» **What needs to be done**
Can you pull out each line of the data below that includes the word "this"?

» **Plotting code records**
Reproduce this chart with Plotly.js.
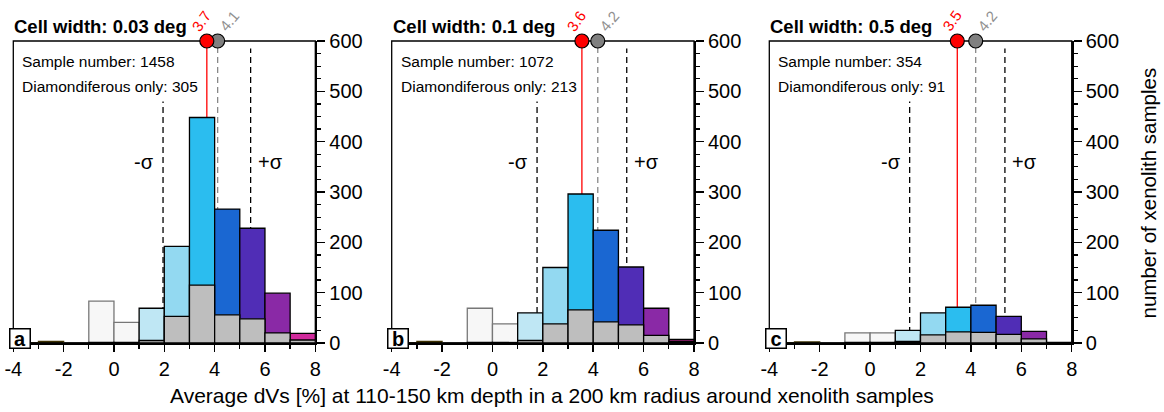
<!DOCTYPE html>
<html>
<head>
<meta charset="utf-8">
<script src="https://cdn.plot.ly/plotly-3.0.1.min.js"></script>
<style>html,body{margin:0;padding:0;background:#fff;}#chart{width:1164px;height:412px;}</style>
</head>
<body>
<div id="chart"></div>
<script>
// ---- data ----
const binCenters = [-3.5, -2.5, -1.5, -0.5, 0.5, 1.5, 2.5, 3.5, 4.5, 5.5, 6.5, 7.5];
const binColors  = ['#8a6d1a','#8a6d1a','#f7f7f7','#f7f7f7','#f7f7f7','#bfe7f4','#93d9f1','#2bbdef','#1a67d2','#502db6','#8a29a6','#d02a9c'];
const binEdgeColors = ['#3d3000','#3d3000','#777777','#777777','#777777','#000000','#000000','#000000','#000000','#000000','#000000','#000000'];

const panelIds   = ['a', 'b', 'c'];
const cellWidths = ['0.03', '0.1', '0.5'];
const sampleNumbers = [1458, 1072, 354];
const diamondNumbers = [305, 213, 91];

const countsA = [0, 3, 0, 83, 41, 69, 192, 448, 266, 228, 99, 19];
const countsB = [0, 3, 0, 69, 38, 60, 150, 296, 224, 151, 69, 7];
const countsC = [0, 2, 0, 20, 20, 25, 60, 71, 75, 53, 23, 1];
const diamA   = [0, 0, 0, 1, 1, 5, 53, 115, 56, 48, 20, 6];
const diamB   = [0, 0, 0, 1, 1, 5, 38, 66, 42, 36, 15, 3];
const diamC   = [0, 0, 0, 1, 1, 3, 16, 22, 21, 17, 8, 0];

const meanAll     = [3.69, 3.55, 3.46];
const meanAllText = ['3.7', '3.6', '3.5'];
const meanDiam    = [4.12, 4.18, 4.19];
const meanDiamText= ['4.1', '4.2', '4.2'];
const sigmaMinus  = [1.95, 1.77, 1.57];
const sigmaPlus   = [5.43, 5.33, 5.35];
const sigmaMinusTop = 480;
const sigmaPlusTop  = 585;

const xTickVals = [-4, -2, 0, 2, 4, 6, 8];
const yTickVals = [0, 100, 200, 300, 400, 500, 600];

const counts = [countsA, countsB, countsC];
const diams  = [diamA, diamB, diamC];

// ---- layout geometry ----
const W = 1164, H = 412;
const xDomPx = [[13.3, 315.3], [391.7, 694.0], [769.3, 1071.7]];
const yDom = [1 - 343 / H, 1 - 41 / H];
const FONT = 'Liberation Sans, Arial, Helvetica, sans-serif';

const data = [];
const layout = {
  width: W, height: H,
  margin: {l: 0, r: 0, t: 0, b: 0},
  paper_bgcolor: '#ffffff', plot_bgcolor: '#ffffff',
  showlegend: false,
  barmode: 'overlay',
  font: {family: FONT, color: '#000', size: 20},
  shapes: [], annotations: []
};

for (let i = 0; i < 3; i++) {
  const n = i === 0 ? '' : String(i + 1);
  const xa = 'x' + n, ya = 'y' + n;
  const ovId = String(i + 4);

  layout['xaxis' + n] = {
    domain: [xDomPx[i][0] / W, xDomPx[i][1] / W],
    range: [-4, 8], anchor: ya,
    tickmode: 'array', tickvals: xTickVals, ticktext: xTickVals.map(String),
    ticks: 'outside', ticklen: 7, tickwidth: 1.5, tickcolor: '#000',
    minor: {tickmode: 'linear', tick0: -4, dtick: 1, ticks: 'outside', ticklen: 4, tickwidth: 1.3, tickcolor: '#000', showgrid: false},
    showline: true, linewidth: 2, linecolor: '#000',
    showgrid: false, zeroline: false, fixedrange: true,
    tickfont: {size: 20, family: FONT, color: '#000'},
    layer: 'below traces'
  };
  layout['yaxis' + n] = {
    domain: yDom, range: [0, 600], anchor: xa, side: 'right',
    tickmode: 'array', tickvals: yTickVals,
    ticks: 'outside', ticklen: 8, tickwidth: 1.5, tickcolor: '#000',
    minor: {tickmode: 'linear', tick0: 0, dtick: 25, ticks: 'outside', ticklen: 4, tickwidth: 1.3, tickcolor: '#000', showgrid: false},
    showline: true, linewidth: 2, linecolor: '#000',
    showgrid: false, zeroline: false, fixedrange: true,
    tickfont: {size: 20, family: FONT, color: '#000'},
    layer: 'below traces'
  };
  // inner small ticks on left edge
  layout['yaxis' + ovId] = {
    overlaying: ya, anchor: xa, side: 'left', range: [0, 600],
    tickmode: 'array', tickvals: yTickVals.slice(1, 6),
    ticks: 'inside', ticklen: 2, tickwidth: 1.2, tickcolor: '#000',
    showticklabels: false, showline: false, showgrid: false, zeroline: false, fixedrange: true
  };

  // frame
  layout.shapes.push({type: 'rect', xref: xa + ' domain', yref: ya + ' domain', x0: 0, x1: 1, y0: 0, y1: 1,
    line: {color: '#000', width: 1.3}, fillcolor: 'rgba(0,0,0,0)', layer: 'below'});
  // sigma lines
  layout.shapes.push({type: 'line', xref: xa, yref: ya, x0: sigmaMinus[i], x1: sigmaMinus[i], y0: 0, y1: sigmaMinusTop,
    line: {color: '#000', width: 1.3, dash: '6px,4px'}, layer: 'below'});
  layout.shapes.push({type: 'line', xref: xa, yref: ya, x0: sigmaPlus[i], x1: sigmaPlus[i], y0: 0, y1: sigmaPlusTop,
    line: {color: '#000', width: 1.3, dash: '6px,4px'}, layer: 'below'});
  // mean lines
  layout.shapes.push({type: 'line', xref: xa, yref: ya, x0: meanDiam[i], x1: meanDiam[i], y0: 0, y1: 600,
    line: {color: '#888888', width: 1.3, dash: '6px,4px'}, layer: 'below'});
  layout.shapes.push({type: 'line', xref: xa, yref: ya, x0: meanAll[i], x1: meanAll[i], y0: 0, y1: 600,
    line: {color: '#ff0000', width: 1.3}, layer: 'below'});

  // bars: all samples
  data.push({
    type: 'bar', x: binCenters, y: counts[i], width: 1, xaxis: xa, yaxis: ya,
    marker: {color: binColors, line: {color: binEdgeColors, width: 1.3}},
    hoverinfo: 'skip'
  });
  // bars: diamondiferous only
  data.push({
    type: 'bar', x: binCenters, y: diams[i], width: 1, xaxis: xa, yaxis: ya,
    marker: {color: '#bebebe', line: {color: '#000', width: 1.3}},
    hoverinfo: 'skip'
  });
  // top markers
  data.push({
    type: 'scatter', mode: 'markers', x: [meanDiam[i]], y: [600], xaxis: xa, yaxis: ya, cliponaxis: false,
    marker: {size: 14, color: '#808080', line: {color: '#000', width: 1.2}}, hoverinfo: 'skip'
  });
  data.push({
    type: 'scatter', mode: 'markers', x: [meanAll[i]], y: [600], xaxis: xa, yaxis: ya, cliponaxis: false,
    marker: {size: 14, color: '#ff0000', line: {color: '#000', width: 1.2}}, hoverinfo: 'skip'
  });

  // annotations
  layout.annotations.push(
    {xref: xa + ' domain', yref: ya + ' domain', x: 0, y: 1, xanchor: 'left', yanchor: 'middle', yshift: 14, xshift: -1,
     text: '<b>Cell width: ' + cellWidths[i] + ' deg</b>', showarrow: false, font: {size: 18.5, family: FONT, color: '#000'}},
    {xref: xa + ' domain', yref: ya + ' domain', x: 0, y: 1, xanchor: 'left', yanchor: 'middle', yshift: -21, xshift: 7,
     text: 'Sample number: ' + sampleNumbers[i], showarrow: false, font: {size: 15.5, family: FONT, color: '#000'}},
    {xref: xa + ' domain', yref: ya + ' domain', x: 0, y: 1, xanchor: 'left', yanchor: 'middle', yshift: -46, xshift: 7,
     text: 'Diamondiferous only: ' + diamondNumbers[i], showarrow: false, font: {size: 15.5, family: FONT, color: '#000'}},
    {xref: xa, yref: ya, x: sigmaMinus[i], y: 360, xshift: -19, text: '-σ', showarrow: false,
     font: {size: 20, family: FONT, color: '#000'}},
    {xref: xa, yref: ya, x: sigmaPlus[i], y: 360, xshift: 20, text: '+σ', showarrow: false,
     font: {size: 20, family: FONT, color: '#000'}},
    {xref: xa, yref: ya, x: meanAll[i], y: 600, xshift: -5, yshift: 20, textangle: -55, text: meanAllText[i], showarrow: false,
     font: {size: 15, family: FONT, color: '#ff0000'}},
    {xref: xa, yref: ya, x: meanDiam[i], y: 600, xshift: 12, yshift: 20, textangle: -50, text: meanDiamText[i], showarrow: false,
     font: {size: 15, family: FONT, color: '#909090'}},
    {xref: xa + ' domain', yref: ya + ' domain', x: 0, y: 0, xshift: 6.3, yshift: 5, xanchor: 'center', yanchor: 'middle',
     text: '<b>' + panelIds[i] + '</b>', showarrow: false, width: 19, height: 18, borderpad: 0,
     bordercolor: '#000', borderwidth: 1.5, bgcolor: '#ffffff', font: {size: 20, family: FONT, color: '#000'}}
  );
}

layout.annotations.push(
  {xref: 'paper', yref: 'paper', x: 551.5 / W, y: 1 - 395 / H, xanchor: 'center', yanchor: 'middle', showarrow: false,
   text: 'Average dVs [%] at 110-150 km depth in a 200 km radius around xenolith samples', font: {size: 21, family: FONT, color: '#000'}},
  {xref: 'paper', yref: 'paper', x: 1148 / W, y: 1 - 193.5 / H, xanchor: 'center', yanchor: 'middle', showarrow: false, textangle: -90,
   text: 'number of xenolith samples', font: {size: 20.5, family: FONT, color: '#000'}}
);

Plotly.newPlot('chart', data, layout, {staticPlot: true, displayModeBar: false});
</script>
</body>
</html>
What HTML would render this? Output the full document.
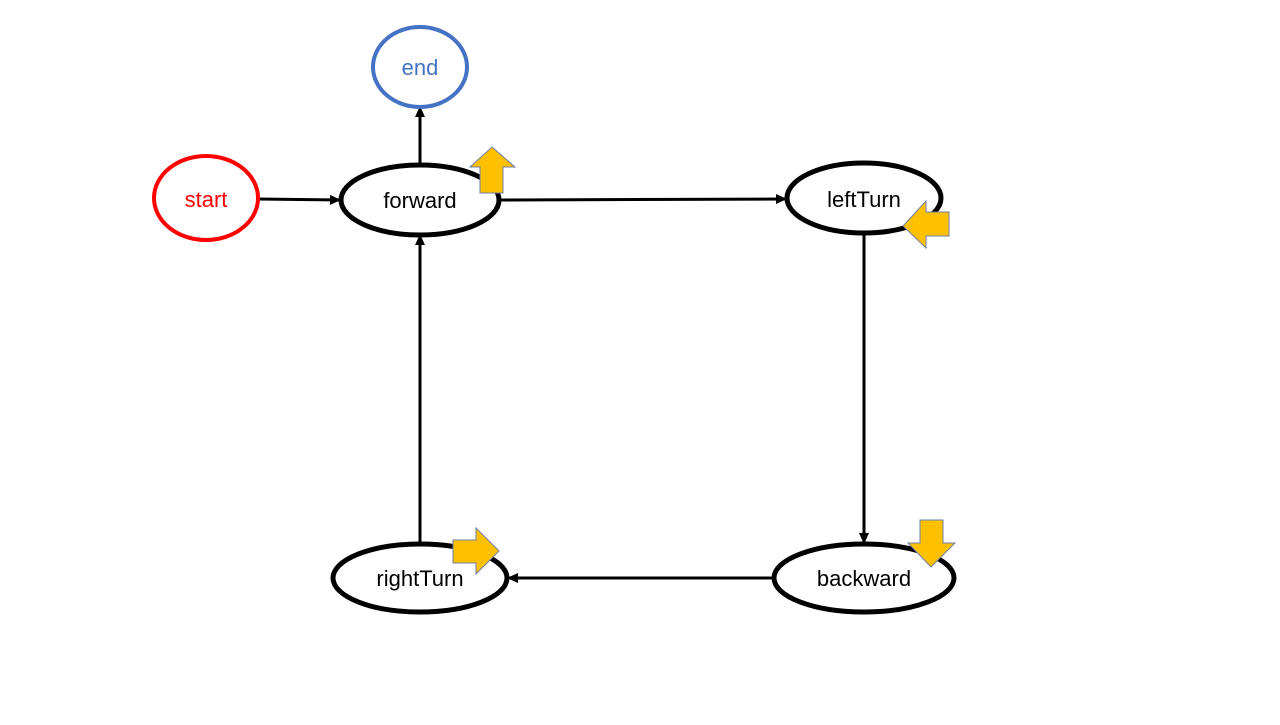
<!DOCTYPE html>
<html><head><style>body{margin:0;background:#fff}</style></head><body>
<svg width="1280" height="720" xmlns="http://www.w3.org/2000/svg" font-family="Liberation Sans, sans-serif">
<defs><marker id="a" markerWidth="11" markerHeight="10" refX="10" refY="5" orient="auto" markerUnits="userSpaceOnUse"><path d="M0,0 L11,5 L0,10z" fill="#000"/></marker></defs>
<g stroke="#000" stroke-width="3" fill="none" marker-end="url(#a)">
<line x1="258" y1="199" x2="340" y2="200"/>
<line x1="420" y1="165" x2="420" y2="107"/>
<line x1="500" y1="200" x2="786" y2="199"/>
<line x1="864" y1="234" x2="864" y2="543"/>
<line x1="773" y1="578" x2="508" y2="578"/>
<line x1="420" y1="543" x2="420" y2="235"/>
</g>
<ellipse cx="206" cy="198" rx="52" ry="42" fill="#fff" stroke="#f00" stroke-width="4"/>
<ellipse cx="420" cy="67" rx="47" ry="40" fill="#fff" stroke="#4472C4" stroke-width="4"/>
<g fill="#fff" stroke="#000" stroke-width="5">
<ellipse cx="420" cy="200" rx="79" ry="35"/>
<ellipse cx="864" cy="198" rx="77" ry="35"/>
<ellipse cx="864" cy="578" rx="90" ry="34"/>
<ellipse cx="420" cy="578" rx="87" ry="34"/>
</g>
<g font-size="22" text-anchor="middle">
<text x="206" y="207" fill="#f00">start</text>
<text x="420" y="75" fill="#4472C4">end</text>
<text x="420" y="208">forward</text>
<text x="864" y="207">leftTurn</text>
<text x="864" y="586">backward</text>
<text x="420" y="586">rightTurn</text>
</g>
<g fill="#FFC000" stroke="#6d7fa6" stroke-width="1">
<path d="M492,147 L515,167 L503,167 L503,193 L480,193 L480,167 L470,167z"/>
<path d="M903,226 L926,201 L926,212 L949,212 L949,236 L926,236 L926,248z"/>
<path d="M931,567 L908,543 L920,543 L920,520 L943,520 L943,543 L955,543z"/>
<path d="M499,551 L476,528 L476,540 L453,540 L453,563 L476,563 L476,574z"/>
</g>
</svg>
</body></html>
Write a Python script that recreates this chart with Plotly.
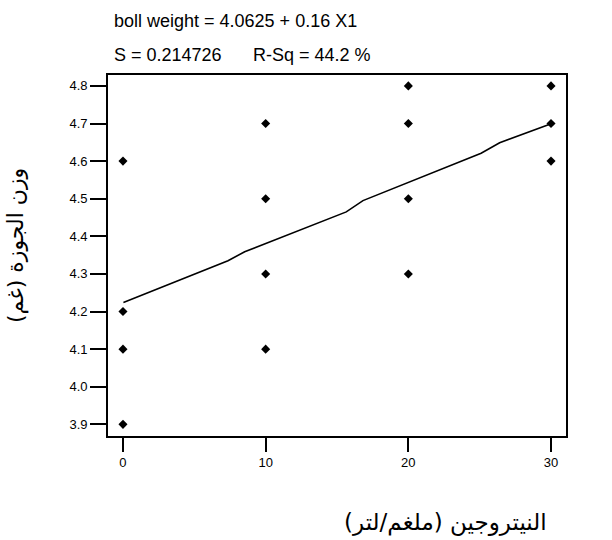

» **Task answer**
Reproduce this chart with Plotly.js.
What HTML would render this? Output the full document.
Write a Python script that recreates this chart with Plotly.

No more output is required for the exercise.